As Priscilla stepped down, the relief she felt was short-lived. Standing near the back of the dais, partially obscured by the shadows of a pillar, was a figure she hadn't noticed before.

​A woman in an obsidian-feathered gown.

​The woman wasn't looking at the mirror; she was looking at the floor where Priscilla had walked. She was watching the way Priscilla's heels hit the marble, analyzing the weight-distribution and the subtle, rhythmic grace that no "scullery maid" should possess.

​"Lilliana Thorne," Priscilla thought, her blood turning to ice.

​She had almost forgotten about Lilliana. In the decade of her reign, she had dealt with cosmic horrors and dying suns. She had pushed the memory of her old rival—the woman who had tried to turn the North into a graveyard of logic—into the back of her mind. Seeing her here, in the heart of the Academy, was like seeing a ghost return to claim a debt.

​Lilliana's eyes moved up, meeting Priscilla's for a fleeting second.

​There was no recognition—not yet. But there was curiosity. Lilliana was a psychologist of the highest order; she didn't need a mirror to see that Priscilla was a lie. She only needed to see the way Priscilla didn't flinch when the Inquisitors walked past.

Priscilla returned to her spot beside Noah. Her hands were shaking, not from fear, but from the sheer physical effort of the lockdown.

​"You did it, Cilla," Noah whispered, grinning. "I told you. Just a light show."

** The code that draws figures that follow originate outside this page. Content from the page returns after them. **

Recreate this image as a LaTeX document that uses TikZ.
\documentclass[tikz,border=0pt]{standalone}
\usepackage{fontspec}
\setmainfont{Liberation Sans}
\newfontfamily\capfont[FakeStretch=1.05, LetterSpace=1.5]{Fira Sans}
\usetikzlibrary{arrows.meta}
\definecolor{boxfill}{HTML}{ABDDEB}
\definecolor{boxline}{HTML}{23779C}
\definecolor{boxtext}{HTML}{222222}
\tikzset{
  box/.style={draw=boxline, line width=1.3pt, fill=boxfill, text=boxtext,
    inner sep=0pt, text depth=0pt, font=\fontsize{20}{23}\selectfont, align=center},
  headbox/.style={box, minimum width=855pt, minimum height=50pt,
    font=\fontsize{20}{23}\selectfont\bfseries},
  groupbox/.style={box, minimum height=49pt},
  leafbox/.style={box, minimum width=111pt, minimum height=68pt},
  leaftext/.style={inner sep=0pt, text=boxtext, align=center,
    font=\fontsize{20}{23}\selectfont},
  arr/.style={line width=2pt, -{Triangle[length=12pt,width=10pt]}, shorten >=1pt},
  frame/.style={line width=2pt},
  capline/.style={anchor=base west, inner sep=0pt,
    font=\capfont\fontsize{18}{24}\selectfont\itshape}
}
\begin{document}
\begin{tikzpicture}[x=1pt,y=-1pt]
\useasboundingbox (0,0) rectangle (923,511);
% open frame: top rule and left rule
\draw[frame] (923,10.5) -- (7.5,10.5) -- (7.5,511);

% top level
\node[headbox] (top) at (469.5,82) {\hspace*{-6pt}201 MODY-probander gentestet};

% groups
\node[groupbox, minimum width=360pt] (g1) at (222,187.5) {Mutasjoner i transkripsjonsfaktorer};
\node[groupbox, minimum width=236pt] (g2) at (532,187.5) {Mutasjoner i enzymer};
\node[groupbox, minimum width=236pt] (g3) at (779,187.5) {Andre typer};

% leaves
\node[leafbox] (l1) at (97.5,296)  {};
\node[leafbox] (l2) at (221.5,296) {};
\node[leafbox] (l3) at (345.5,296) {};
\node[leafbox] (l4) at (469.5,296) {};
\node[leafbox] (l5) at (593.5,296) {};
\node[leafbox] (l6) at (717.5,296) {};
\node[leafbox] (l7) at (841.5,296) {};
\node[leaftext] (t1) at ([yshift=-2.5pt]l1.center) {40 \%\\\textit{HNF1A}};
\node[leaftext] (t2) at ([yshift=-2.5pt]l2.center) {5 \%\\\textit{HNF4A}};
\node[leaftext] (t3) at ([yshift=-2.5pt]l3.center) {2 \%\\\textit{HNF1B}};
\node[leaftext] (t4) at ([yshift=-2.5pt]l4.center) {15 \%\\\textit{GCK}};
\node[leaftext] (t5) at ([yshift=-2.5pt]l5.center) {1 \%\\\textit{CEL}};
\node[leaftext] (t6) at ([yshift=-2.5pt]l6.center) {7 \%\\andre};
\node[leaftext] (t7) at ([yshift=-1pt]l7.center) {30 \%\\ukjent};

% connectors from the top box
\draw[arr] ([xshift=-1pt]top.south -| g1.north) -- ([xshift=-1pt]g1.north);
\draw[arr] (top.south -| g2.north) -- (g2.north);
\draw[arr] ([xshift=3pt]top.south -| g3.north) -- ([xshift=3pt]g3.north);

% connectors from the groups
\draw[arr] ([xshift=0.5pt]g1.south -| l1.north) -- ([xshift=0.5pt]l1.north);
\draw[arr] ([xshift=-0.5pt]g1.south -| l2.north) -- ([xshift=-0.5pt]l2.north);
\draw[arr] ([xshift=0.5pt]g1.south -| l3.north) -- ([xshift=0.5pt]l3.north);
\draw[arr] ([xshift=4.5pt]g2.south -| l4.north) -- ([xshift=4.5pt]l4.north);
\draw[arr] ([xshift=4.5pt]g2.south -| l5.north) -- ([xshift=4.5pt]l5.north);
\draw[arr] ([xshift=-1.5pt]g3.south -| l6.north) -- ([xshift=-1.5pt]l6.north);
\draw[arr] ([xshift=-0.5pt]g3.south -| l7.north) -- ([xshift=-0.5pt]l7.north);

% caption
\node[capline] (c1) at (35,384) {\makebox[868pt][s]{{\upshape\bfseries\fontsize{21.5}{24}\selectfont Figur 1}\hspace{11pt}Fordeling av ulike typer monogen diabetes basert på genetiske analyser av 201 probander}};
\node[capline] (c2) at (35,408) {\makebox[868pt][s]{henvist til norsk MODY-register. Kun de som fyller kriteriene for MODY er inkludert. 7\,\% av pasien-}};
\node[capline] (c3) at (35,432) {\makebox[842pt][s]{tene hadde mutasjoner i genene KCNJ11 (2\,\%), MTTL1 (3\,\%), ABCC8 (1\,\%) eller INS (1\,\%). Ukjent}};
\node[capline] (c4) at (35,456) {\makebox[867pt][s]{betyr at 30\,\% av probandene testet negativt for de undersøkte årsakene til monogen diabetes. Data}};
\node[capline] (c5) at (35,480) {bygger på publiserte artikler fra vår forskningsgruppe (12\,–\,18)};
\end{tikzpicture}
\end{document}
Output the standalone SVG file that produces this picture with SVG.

​"Yeah," Priscilla said, her voice hollow. "Just a light show."

​She looked back at the dais. Lilliana was now leaning over to whisper something in Vesper's ear. The Inquisitor looked back at Priscilla, her expression shifting from boredom to sharp, professional interest.

​Priscilla realized she had made a mistake. In her effort to be "unremarkable," she had been too controlled. In a room full of terrified teenagers, the girl who was "perfectly average" was the biggest anomaly of all.

​"The false identity is a thin veil," Priscilla thought as the platoon began to march back to the barracks. "And Lilliana Thorne is a woman who loves to tear veils apart."

​As they walked through the obsidian gates, the Gala of Ghosts loomed just days away. Priscilla knew that the mirror was only the beginning. The Inquisition was silent, but it had already started.

​"We're going to celebrate tonight, Cilla!" Liam shouted, throwing an arm around her shoulder. "We survived the mirror! Stew's on me!"

​Priscilla looked at her friends—Noah, Liam, Jennie—and felt a pang of terrifying love. She was a Sovereign in a servant's tunic, and the most dangerous woman in her past was currently staring at her file.

​"Let's go eat, Liam," Priscilla said, a genuine, tired smile finally breaking through. "I'm starving."